WHAT YOU SHOULD DO:
Set down, exactly as written, the lines from the top of the data to the line that holds "ph_mean = 8.08", and omit the pictures.

SUPPLIED MATERIAL:
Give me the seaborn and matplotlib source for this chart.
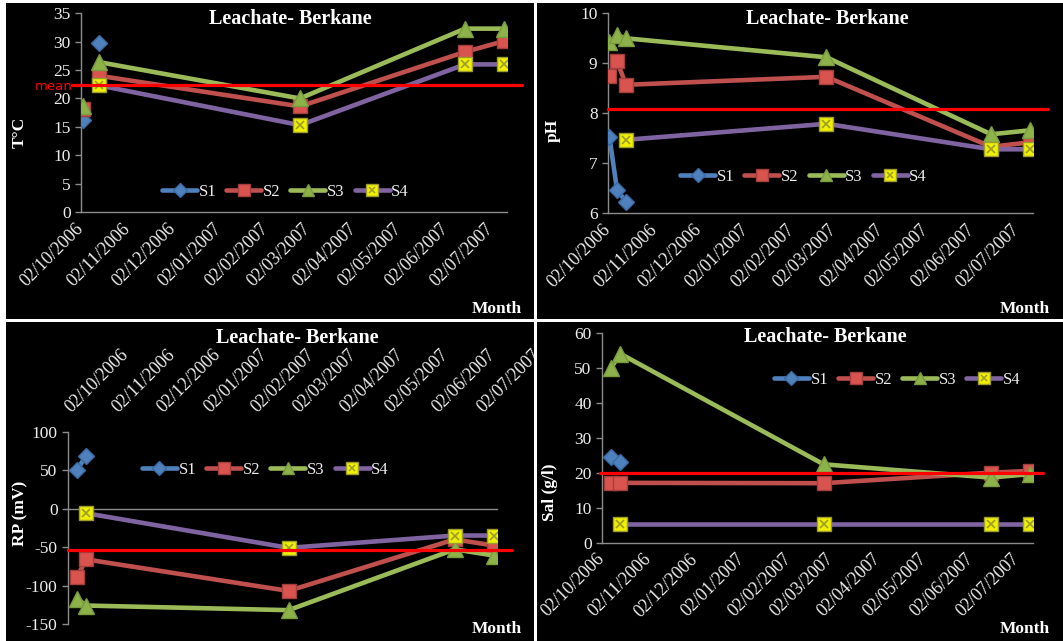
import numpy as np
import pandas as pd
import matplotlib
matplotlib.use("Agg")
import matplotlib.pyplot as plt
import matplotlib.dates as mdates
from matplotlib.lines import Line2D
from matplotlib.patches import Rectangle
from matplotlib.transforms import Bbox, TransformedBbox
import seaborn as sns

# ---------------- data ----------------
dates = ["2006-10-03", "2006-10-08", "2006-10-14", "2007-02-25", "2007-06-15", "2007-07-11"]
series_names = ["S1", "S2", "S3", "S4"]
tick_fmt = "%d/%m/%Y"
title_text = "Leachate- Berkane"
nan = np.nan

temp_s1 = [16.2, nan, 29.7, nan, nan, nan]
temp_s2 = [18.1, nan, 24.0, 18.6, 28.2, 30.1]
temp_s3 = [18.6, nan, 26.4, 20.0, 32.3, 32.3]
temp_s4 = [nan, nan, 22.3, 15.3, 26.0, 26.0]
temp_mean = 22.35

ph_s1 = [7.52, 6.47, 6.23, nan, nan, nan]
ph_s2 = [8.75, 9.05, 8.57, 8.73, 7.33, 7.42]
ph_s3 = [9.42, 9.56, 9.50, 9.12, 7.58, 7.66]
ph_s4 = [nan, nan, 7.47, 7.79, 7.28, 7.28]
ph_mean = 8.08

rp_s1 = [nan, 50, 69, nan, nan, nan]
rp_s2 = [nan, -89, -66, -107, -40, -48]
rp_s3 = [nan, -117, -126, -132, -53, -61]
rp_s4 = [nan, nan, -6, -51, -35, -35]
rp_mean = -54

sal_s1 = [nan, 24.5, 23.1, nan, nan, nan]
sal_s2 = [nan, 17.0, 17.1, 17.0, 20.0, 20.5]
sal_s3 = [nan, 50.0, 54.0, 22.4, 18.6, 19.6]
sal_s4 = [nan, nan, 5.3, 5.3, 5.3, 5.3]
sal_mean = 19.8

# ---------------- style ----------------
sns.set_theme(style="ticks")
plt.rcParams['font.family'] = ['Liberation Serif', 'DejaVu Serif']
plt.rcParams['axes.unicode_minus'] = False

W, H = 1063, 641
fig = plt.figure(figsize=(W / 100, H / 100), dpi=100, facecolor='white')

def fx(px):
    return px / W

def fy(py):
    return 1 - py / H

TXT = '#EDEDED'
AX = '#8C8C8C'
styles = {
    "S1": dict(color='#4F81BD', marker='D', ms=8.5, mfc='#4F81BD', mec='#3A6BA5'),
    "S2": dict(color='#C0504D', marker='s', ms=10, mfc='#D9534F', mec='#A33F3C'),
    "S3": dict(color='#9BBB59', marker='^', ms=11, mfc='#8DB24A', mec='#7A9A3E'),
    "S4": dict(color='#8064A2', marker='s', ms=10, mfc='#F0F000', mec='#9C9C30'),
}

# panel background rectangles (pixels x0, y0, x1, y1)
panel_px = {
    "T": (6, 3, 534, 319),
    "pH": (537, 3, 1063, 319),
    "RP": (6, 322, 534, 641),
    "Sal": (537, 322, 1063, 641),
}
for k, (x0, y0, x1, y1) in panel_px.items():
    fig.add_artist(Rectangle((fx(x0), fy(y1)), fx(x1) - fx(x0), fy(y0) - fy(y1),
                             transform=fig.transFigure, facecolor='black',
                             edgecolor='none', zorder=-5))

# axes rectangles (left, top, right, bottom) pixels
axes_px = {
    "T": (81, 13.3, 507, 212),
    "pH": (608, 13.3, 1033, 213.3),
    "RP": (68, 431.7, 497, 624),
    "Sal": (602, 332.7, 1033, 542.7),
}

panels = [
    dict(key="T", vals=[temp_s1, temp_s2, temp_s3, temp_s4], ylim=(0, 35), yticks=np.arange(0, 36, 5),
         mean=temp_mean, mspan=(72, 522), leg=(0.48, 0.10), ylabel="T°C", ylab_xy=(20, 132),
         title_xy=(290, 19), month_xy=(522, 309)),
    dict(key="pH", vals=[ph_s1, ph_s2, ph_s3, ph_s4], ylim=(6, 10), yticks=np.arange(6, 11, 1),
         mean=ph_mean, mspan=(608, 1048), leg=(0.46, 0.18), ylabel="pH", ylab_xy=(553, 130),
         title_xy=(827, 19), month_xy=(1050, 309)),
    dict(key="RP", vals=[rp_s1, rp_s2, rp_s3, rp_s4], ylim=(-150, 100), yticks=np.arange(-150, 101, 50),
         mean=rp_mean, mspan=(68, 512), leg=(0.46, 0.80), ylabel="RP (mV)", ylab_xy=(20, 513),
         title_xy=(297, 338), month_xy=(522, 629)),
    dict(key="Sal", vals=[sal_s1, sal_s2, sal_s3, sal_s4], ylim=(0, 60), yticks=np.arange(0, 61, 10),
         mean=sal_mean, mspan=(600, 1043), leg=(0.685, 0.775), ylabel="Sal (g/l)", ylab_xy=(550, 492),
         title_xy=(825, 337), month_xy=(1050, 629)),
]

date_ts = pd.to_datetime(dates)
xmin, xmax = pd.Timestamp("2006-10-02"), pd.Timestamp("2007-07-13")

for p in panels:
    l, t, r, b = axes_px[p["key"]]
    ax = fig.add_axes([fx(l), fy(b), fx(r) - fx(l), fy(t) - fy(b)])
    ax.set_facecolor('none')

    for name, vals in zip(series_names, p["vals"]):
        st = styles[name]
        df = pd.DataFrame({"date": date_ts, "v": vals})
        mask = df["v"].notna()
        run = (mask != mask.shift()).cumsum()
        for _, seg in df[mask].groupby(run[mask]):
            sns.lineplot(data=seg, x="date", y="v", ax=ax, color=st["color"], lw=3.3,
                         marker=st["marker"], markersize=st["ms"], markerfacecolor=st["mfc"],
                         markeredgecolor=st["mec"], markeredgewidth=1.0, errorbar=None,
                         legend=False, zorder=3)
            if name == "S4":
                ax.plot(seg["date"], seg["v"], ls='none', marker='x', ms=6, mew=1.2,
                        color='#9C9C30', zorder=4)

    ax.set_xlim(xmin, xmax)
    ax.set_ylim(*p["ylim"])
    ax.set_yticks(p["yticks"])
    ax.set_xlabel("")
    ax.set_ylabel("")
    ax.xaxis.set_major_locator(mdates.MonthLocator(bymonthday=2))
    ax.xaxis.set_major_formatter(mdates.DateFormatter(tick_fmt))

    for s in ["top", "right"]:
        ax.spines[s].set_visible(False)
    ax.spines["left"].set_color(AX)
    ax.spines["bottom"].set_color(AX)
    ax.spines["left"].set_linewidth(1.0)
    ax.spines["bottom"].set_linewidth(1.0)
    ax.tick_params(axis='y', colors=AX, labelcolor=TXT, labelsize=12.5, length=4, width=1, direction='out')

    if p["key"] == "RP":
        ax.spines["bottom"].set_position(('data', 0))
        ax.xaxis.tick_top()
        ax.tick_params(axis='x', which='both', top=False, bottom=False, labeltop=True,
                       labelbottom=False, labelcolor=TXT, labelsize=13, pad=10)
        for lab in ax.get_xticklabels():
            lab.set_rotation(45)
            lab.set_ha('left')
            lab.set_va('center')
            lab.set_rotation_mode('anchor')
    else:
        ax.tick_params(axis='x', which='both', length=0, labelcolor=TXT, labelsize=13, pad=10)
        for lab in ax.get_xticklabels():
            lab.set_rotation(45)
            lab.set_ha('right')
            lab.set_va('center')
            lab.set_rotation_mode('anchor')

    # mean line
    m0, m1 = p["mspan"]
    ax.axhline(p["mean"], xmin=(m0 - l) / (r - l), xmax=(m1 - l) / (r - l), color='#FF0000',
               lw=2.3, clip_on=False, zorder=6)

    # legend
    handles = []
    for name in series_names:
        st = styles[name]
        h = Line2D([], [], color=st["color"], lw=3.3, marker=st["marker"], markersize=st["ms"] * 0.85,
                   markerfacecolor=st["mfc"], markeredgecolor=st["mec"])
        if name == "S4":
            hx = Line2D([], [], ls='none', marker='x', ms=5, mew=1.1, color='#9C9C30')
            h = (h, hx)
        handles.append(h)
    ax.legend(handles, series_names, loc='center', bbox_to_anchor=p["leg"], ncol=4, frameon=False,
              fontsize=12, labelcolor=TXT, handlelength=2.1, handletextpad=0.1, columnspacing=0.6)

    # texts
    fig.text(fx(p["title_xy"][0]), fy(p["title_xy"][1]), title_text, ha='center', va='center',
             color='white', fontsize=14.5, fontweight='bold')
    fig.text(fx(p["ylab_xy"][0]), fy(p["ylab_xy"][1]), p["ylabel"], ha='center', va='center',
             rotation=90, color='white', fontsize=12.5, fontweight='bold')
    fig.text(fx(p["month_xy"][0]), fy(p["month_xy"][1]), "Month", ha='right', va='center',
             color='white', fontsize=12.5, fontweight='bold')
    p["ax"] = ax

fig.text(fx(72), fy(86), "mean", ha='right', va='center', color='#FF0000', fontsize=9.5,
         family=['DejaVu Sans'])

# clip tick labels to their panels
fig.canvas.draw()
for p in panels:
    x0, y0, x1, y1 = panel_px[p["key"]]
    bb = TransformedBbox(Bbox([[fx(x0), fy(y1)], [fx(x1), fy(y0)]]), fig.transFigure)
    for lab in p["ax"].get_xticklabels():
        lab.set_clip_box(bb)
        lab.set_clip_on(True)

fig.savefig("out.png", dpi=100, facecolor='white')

EXERCISE OUTPUT:
Give me the seaborn and matplotlib source for this chart.
import numpy as np
import pandas as pd
import matplotlib
matplotlib.use("Agg")
import matplotlib.pyplot as plt
import matplotlib.dates as mdates
from matplotlib.lines import Line2D
from matplotlib.patches import Rectangle
from matplotlib.transforms import Bbox, TransformedBbox
import seaborn as sns

# ---------------- data ----------------
dates = ["2006-10-03", "2006-10-08", "2006-10-14", "2007-02-25", "2007-06-15", "2007-07-11"]
series_names = ["S1", "S2", "S3", "S4"]
tick_fmt = "%d/%m/%Y"
title_text = "Leachate- Berkane"
nan = np.nan

temp_s1 = [16.2, nan, 29.7, nan, nan, nan]
temp_s2 = [18.1, nan, 24.0, 18.6, 28.2, 30.1]
temp_s3 = [18.6, nan, 26.4, 20.0, 32.3, 32.3]
temp_s4 = [nan, nan, 22.3, 15.3, 26.0, 26.0]
temp_mean = 22.35

ph_s1 = [7.52, 6.47, 6.23, nan, nan, nan]
ph_s2 = [8.75, 9.05, 8.57, 8.73, 7.33, 7.42]
ph_s3 = [9.42, 9.56, 9.50, 9.12, 7.58, 7.66]
ph_s4 = [nan, nan, 7.47, 7.79, 7.28, 7.28]
ph_mean = 8.08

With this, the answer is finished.